Les autres appelés, ceux qui n'avaient pas eu accès aux informations non-censurées en Métropole, étaient « préparés de manière manichéenne pendant les 4 mois de classe : les Arabes, s'ils n'étaient pas des fellagas en puissance, les aidaient, tandis que nous étions les protecteurs des civils ».Sur la table du salon, Jean-Pierre Crépin a ressorti les photos d'époque, les vieilles cartes postales, les lettres du front précieusement conservées par sa mère, et un écusson du commando de chasse auquel il avait été affecté. Après quatre mois de classe en Kabylie, à Dellys, son pacifisme affiché et son refus d'enseigner dans les écoles d'officier de réserve lui valent d'être placé dans un de ces groupes chargés de traquer les rebelles fellagas.

Installé dans une zone interdite du massif de l'Ouarsenis, à 150 km au sud d'Alger, vidée de toute population afin d'affaiblir les rebelles, le jeune appelé est aidé de harkis. « La majorité faisait ça par nécessité. Dans le bled, c'était la misère, entre les rançons versées aux fellagas et l'instauration des zones interdite. D'autres ne pouvaient pas rentrer chez eux parce qu'ils avaient donné des renseignements sous la torture ».

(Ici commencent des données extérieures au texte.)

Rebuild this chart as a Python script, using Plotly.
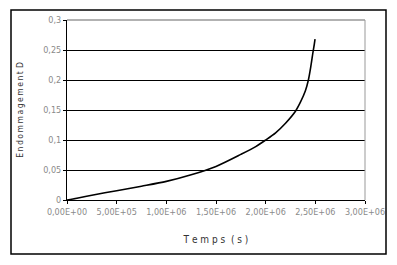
import plotly.graph_objects as go

temps = [0, 0.1e6, 0.25e6, 0.5e6, 0.75e6, 1.0e6, 1.25e6, 1.5e6, 1.75e6, 1.9e6, 2.0e6,
         2.1e6, 2.2e6, 2.3e6, 2.35e6, 2.4e6, 2.43e6, 2.455e6, 2.475e6, 2.49e6, 2.497e6]
endommagement = [0, 0.003, 0.008, 0.0155, 0.023, 0.031, 0.042, 0.056, 0.076, 0.089, 0.1,
                 0.112, 0.128, 0.148, 0.163, 0.182, 0.2, 0.223, 0.245, 0.26, 0.268]

x_tickvals = [0, 0.5e6, 1.0e6, 1.5e6, 2.0e6, 2.5e6, 3.0e6]
x_ticktext = ["0,00E+00", "5,00E+05", "1,00E+06", "1,50E+06", "2,00E+06", "2,50E+06", "3,00E+06"]
y_tickvals = [0, 0.05, 0.1, 0.15, 0.2, 0.25, 0.3]
y_ticktext = ["0", "0,05", "0,1", "0,15", "0,2", "0,25", "0,3"]

W, H = 397, 265
L, R, T, B = 67, 32, 20, 65
pw, ph = W - L - R, H - T - B

def px2paper_x(px):
    return (px - L) / pw

def px2paper_y(py):
    return (H - B - py) / ph

FONT = "Liberation Sans Narrow, DejaVu Sans Condensed, Arial"
tickfont = dict(family=FONT, size=9, color="#8a8a8a")
ytitle = "\u2009".join("Endommagement") + "\u2009\u2009D"

fig = go.Figure()
fig.add_trace(go.Scatter(x=temps, y=endommagement, mode="lines",
                         line=dict(color="black", width=1.6, shape="spline", smoothing=0.8),
                         showlegend=False))

fig.update_layout(
    width=W, height=H,
    margin=dict(l=L, r=R, t=T, b=B),
    paper_bgcolor="white", plot_bgcolor="white",
    xaxis=dict(range=[0, 3.0e6], tickvals=x_tickvals, ticktext=x_ticktext,
               showgrid=False, zeroline=False, showline=True, linecolor="black", linewidth=1,
               ticks="outside", ticklen=3, tickcolor="black", tickfont=tickfont,
               title=dict(text="T e m p s  ( s )", font=dict(family=FONT, size=10, color="#333333"), standoff=20)),
    yaxis=dict(range=[0, 0.3], tickvals=y_tickvals, ticktext=y_ticktext,
               showgrid=True, gridcolor="black", gridwidth=1, zeroline=False,
               showline=True, linecolor="black", linewidth=1,
               ticks="outside", ticklen=3, tickcolor="black", tickfont=tickfont,
               title=dict(text=ytitle, font=dict(family=FONT, size=8.5, color="#333333"), standoff=18)),
    shapes=[
        dict(type="line", xref="paper", yref="paper", x0=0, x1=1, y0=1, y1=1,
             line=dict(color="#999999", width=1.5), layer="above"),
        dict(type="line", xref="paper", yref="paper", x0=1, x1=1, y0=0, y1=1,
             line=dict(color="#999999", width=1), layer="above"),
        dict(type="rect", xref="paper", yref="paper",
             x0=px2paper_x(11), x1=px2paper_x(386), y0=px2paper_y(254), y1=px2paper_y(10),
             line=dict(color="black", width=1.5), layer="below"),
    ],
)

fig.write_html("out.html")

Les rafles et la torture sur les civils, pratiques « institutionnalisées et justifiées ». Avant son arrivée dans la zone interdite, Jean-Pierre Crépin se rappelle d'un jour de marché où tous les hommes avaient été raflés. Il n'a pas assisté à leur torture mais se souvient des hurlements dans un hangar. « Le sergent avait arrêté pour aller à la messe, je suis entré, j'ai vu l'homme qui était « travaillé », je suis allé prévenir l'aumônier mais il n'a rien fait. »

Lui-même estime que « sans avoir participé, on se sent coupable d'avoir été présent et de ne rien avoir pu faire ».